In response to yet another attempt to reverse the progress America has made in improving child health coverage and access, Children’s Health Fund strongly urges Congress to reject the Graham-Cassidy health care proposal, which could bring significant harm to the future health and well-being of children.
Introduced last week by Senators Graham (S.C.), Cassidy (La.), Heller (Nev.) and Johnson (Wis.), the bill comes in the aftermath of previous unsuccessful efforts to “repeal and replace” the Affordable Care Act. Like its ill-conceived predecessors, Graham-Cassidy aims squarely at the Medicaid program, which is the bedrock and critical program architecture that delivers on the nation’s commitment to providing health insurance coverage and care access to economically disadvantaged children and families.
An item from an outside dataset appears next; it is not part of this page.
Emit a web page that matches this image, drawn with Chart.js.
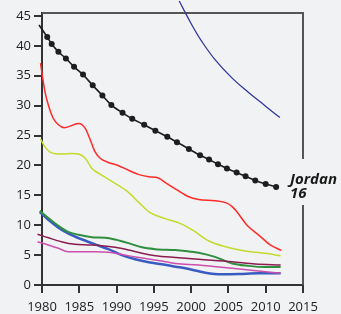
<!DOCTYPE html>
<html>
<head>
<meta charset="utf-8">
<script src="https://cdn.jsdelivr.net/npm/chart.js@4"></script>
<style>
  body { margin: 0; background: #f1f2f4; }
  canvas { display: block; }
</style>
</head>
<body>
<canvas id="chart" width="341" height="314"></canvas>
<script>
const xTicks = [1980, 1985, 1990, 1995, 2000, 2005, 2010, 2015];
const yTicks = [0, 5, 10, 15, 20, 25, 30, 35, 40, 45];

// Jordan (black, dotted)
const jordanYears = [1979.6, 1980.7, 1981.3, 1982.2, 1983.2, 1984.3, 1985.5, 1986.8, 1988.1, 1989.3, 1990.8, 1992.1, 1993.7, 1995.2, 1996.8, 1998.1, 1999.7, 2001.2, 2002.4, 2003.6, 2004.8, 2006.1, 2007.3, 2008.6, 2010.0, 2011.4];
const jordanValues = [43.5, 41.5, 40.3, 39.0, 37.9, 36.5, 35.2, 33.4, 31.7, 30.1, 28.8, 27.8, 26.8, 25.8, 24.8, 23.9, 22.75, 21.7, 21.0, 20.2, 19.5, 18.8, 18.2, 17.5, 16.9, 16.4];

const navyYears = [1998.4, 2000.1, 2001.4, 2003.2, 2005.5, 2007.7, 2009.9, 2011.9];
const navyValues = [47.5, 43.5, 40.8, 37.7, 34.6, 32.2, 30.0, 28.0];

const redYears = [1979.8, 1980.4, 1980.85, 1981.5, 1982.2, 1983.0, 1984.9, 1985.8, 1986.4, 1987.1, 1987.8, 1988.9, 1990.2, 1991.6, 1992.9, 1994.3, 1995.6, 1996.7, 1998.1, 1999.6, 2001.0, 2003.2, 2004.8, 2005.5, 2006.1, 2007.5, 2009.3, 2010.6, 2012.1];
const redValues = [37.1, 32.3, 30.1, 27.9, 26.8, 26.3, 27.0, 26.2, 24.5, 22.3, 21.2, 20.5, 20.0, 19.2, 18.5, 18.1, 17.9, 17.0, 15.9, 14.8, 14.3, 14.1, 13.7, 13.1, 12.3, 10.0, 8.1, 6.7, 5.8];

const limeYears = [1979.8, 1980.4, 1981.3, 1982.6, 1984.0, 1984.9, 1985.8, 1986.7, 1988.0, 1989.8, 1991.6, 1992.9, 1994.5, 1996.5, 1998.5, 2000.3, 2002.3, 2004.6, 2007.7, 2009.9, 2012.0];
const limeValues = [24.4, 23.1, 22.1, 21.9, 22.0, 21.9, 21.2, 19.5, 18.4, 17.0, 15.5, 13.9, 12.1, 11.1, 10.3, 9.1, 7.4, 6.4, 5.6, 5.3, 4.9];

const greenYears = [1979.7, 1980.85, 1982.2, 1983.5, 1984.9, 1986.7, 1988.5, 1989.8, 1991.6, 1993.4, 1995.2, 1997.9, 1999.2, 2001.0, 2003.2, 2005.5, 2007.7, 2009.9, 2012.0];
const greenValues = [12.4, 11.2, 9.9, 8.9, 8.4, 8.0, 7.9, 7.6, 7.0, 6.3, 6.0, 5.85, 5.7, 5.4, 4.7, 3.6, 3.2, 3.0, 3.0];

const blueYears = [1979.7, 1980.85, 1982.2, 1983.5, 1985.3, 1987.1, 1988.9, 1990.7, 1992.5, 1994.3, 1996.1, 1997.9, 1999.2, 2001.9, 2004.1, 2006.4, 2009.0, 2012.0];
const blueValues = [12.2, 10.9, 9.6, 8.65, 7.65, 6.8, 6.0, 5.0, 4.3, 3.8, 3.46, 3.06, 2.8, 2.06, 1.8, 1.84, 1.96, 1.96];

const maroonYears = [1979.4, 1980.85, 1982.6, 1984.4, 1986.2, 1988.0, 1989.8, 1991.6, 1993.4, 1995.2, 1997.9, 2001.0, 2005.5, 2008.6, 2012.0];
const maroonValues = [8.5, 7.9, 7.24, 6.8, 6.7, 6.57, 6.3, 5.85, 5.3, 4.9, 4.6, 4.3, 3.9, 3.5, 3.35];

const pinkYears = [1979.4, 1980.85, 1982.2, 1983.5, 1985.3, 1987.1, 1988.9, 1990.7, 1992.5, 1994.3, 1996.1, 1997.9, 2001.0, 2005.5, 2009.0, 2012.0];
const pinkValues = [7.24, 6.7, 6.14, 5.57, 5.57, 5.57, 5.47, 5.1, 4.7, 4.35, 4.0, 3.6, 3.35, 2.8, 2.34, 1.96];

const bg = '#f1f2f4';

function pts(xs, ys) {
    return xs.map((x, i) => ({ x: x, y: ys[i] }));
}

function smoothLine(xs, ys, color, width) {
    return {
        data: pts(xs, ys),
        borderColor: color,
        borderWidth: width,
        pointRadius: 0,
        cubicInterpolationMode: 'monotone',
        fill: false,
        clip: false
    };
}

// top + right frame, then the label that cuts the right frame
const framePlugin = {
    id: 'frame',
    beforeDatasetsDraw(chart) {
        const { ctx, chartArea: a } = chart;
        ctx.save();
        ctx.strokeStyle = '#555';
        ctx.lineWidth = 2;
        ctx.beginPath();
        ctx.moveTo(a.left, a.top);
        ctx.lineTo(a.right, a.top);
        ctx.lineTo(a.right, a.bottom);
        ctx.stroke();
        ctx.restore();
    },
    afterDraw(chart) {
        const { ctx, chartArea: a } = chart;
        ctx.save();
        ctx.fillStyle = bg;
        ctx.fillRect(a.right - 14, 159, 60, 46);
        ctx.fillStyle = '#1a1a1a';
        ctx.font = 'bold italic 15px "Open Sans"';
        ctx.textBaseline = 'alphabetic';
        ctx.fillText('Jordan', a.right - 13, 184);
        ctx.fillText('16', a.right - 13, 198);
        ctx.restore();
    }
};

const ctx = document.getElementById('chart').getContext('2d');

new Chart(ctx, {
    type: 'line',
    data: {
        datasets: [
            Object.assign(smoothLine(navyYears, navyValues, '#30389a', 1.3), { cubicInterpolationMode: 'default', tension: 0.4 }),
            smoothLine(redYears, redValues, '#ff2a2a', 1.5),
            smoothLine(limeYears, limeValues, '#c5da2c', 1.5),
            smoothLine(maroonYears, maroonValues, '#8b1c4f', 1.5),
            smoothLine(pinkYears, pinkValues, '#cc4fb0', 1.5),
            smoothLine(greenYears, greenValues, '#2f8f3f', 2),
            smoothLine(blueYears, blueValues, '#3a5cc0', 2.5),
            {
                data: pts(jordanYears, jordanValues),
                borderColor: '#1e1e1e',
                backgroundColor: '#1e1e1e',
                borderWidth: 1.6,
                pointRadius: jordanYears.map((y, i) => i === 0 ? 0 : 3),
                pointBorderWidth: 0,
                tension: 0.3,
                fill: false,
                clip: false
            }
        ]
    },
    options: {
        responsive: false,
        animation: false,
        layout: { padding: { top: 13, right: 38, left: 0, bottom: 0 } },
        plugins: {
            legend: { display: false },
            tooltip: { enabled: false }
        },
        scales: {
            x: {
                type: 'linear',
                min: 1980,
                max: 2015,
                afterBuildTicks: axis => { axis.ticks = xTicks.map(v => ({ value: v })); },
                afterFit: axis => { axis.height = 29; },
                grid: { drawOnChartArea: false, tickLength: 8, color: '#333', lineWidth: 2 },
                border: { color: '#333', width: 2 },
                ticks: {
                    padding: 6,
                    color: '#222',
                    font: { family: '"Open Sans"', size: 13 },
                    maxRotation: 0,
                    callback: v => String(v)
                }
            },
            y: {
                min: 0,
                max: 45.5,
                afterBuildTicks: axis => { axis.ticks = yTicks.map(v => ({ value: v })); },
                afterFit: axis => { axis.width = 42; },
                grid: { drawOnChartArea: false, tickLength: 8, color: '#333', lineWidth: 2 },
                border: { color: '#333', width: 2 },
                ticks: {
                    padding: 3,
                    color: '#222',
                    font: { family: '"Open Sans"', size: 13 }
                }
            }
        }
    },
    plugins: [framePlugin]
});
</script>
</body>
</html>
Children’s Health Fund, in concert with the nation’s foremost child health provider, policy and advocacy organizations, recognizes that provisions within Graham-Cassidy will undermine and unravel significant achievements that have been made for children in the past few decades. The bill would repeal Medicaid expansion that occurred under the ACA and eliminate the critical subsidies provided to enable purchasing of insurance coverage. Most importantly and alarmingly for children, the bill would cap federal payments to state Medicaid programs in 2020, limiting the federal commitment to Medicaid from that point forward and breaking with the national covenant that entitles poor children to a rigorously constructed and certified standard of health care that has prevailed since Medicaid’s inception in 1965.
“With an unprecedented 95% of the nation’s children currently insured, CHF believes strongly that it is time to look forward, not backward” said Dennis Walto, Children’s Health Fund’s Chief Executive Officer. “It is imperative that a collective voice be raised in defense of the principles and priorities that protect the nation’s economically disadvantaged and underserved.”
Given the monumental stakes CHF strongly advises that Congress hold bipartisan hearings to accommodate the comprehensive analysis, debate and discussion needed to fully determine the potential impact of the bill, particularly for affected children. Due diligence must take precedence over the September 30th deadline.
It should be noted that there are ready alternatives that can reinforce and strengthen the child health safety net. CHF recommends that, in the final few weeks of September, congressional attention be expanded to focus on renewal of Child Health Insurance Program (CHIP) funding, ensuring that coverage for nearly 9 million children is protected, and reauthorization of Community Health Center funding.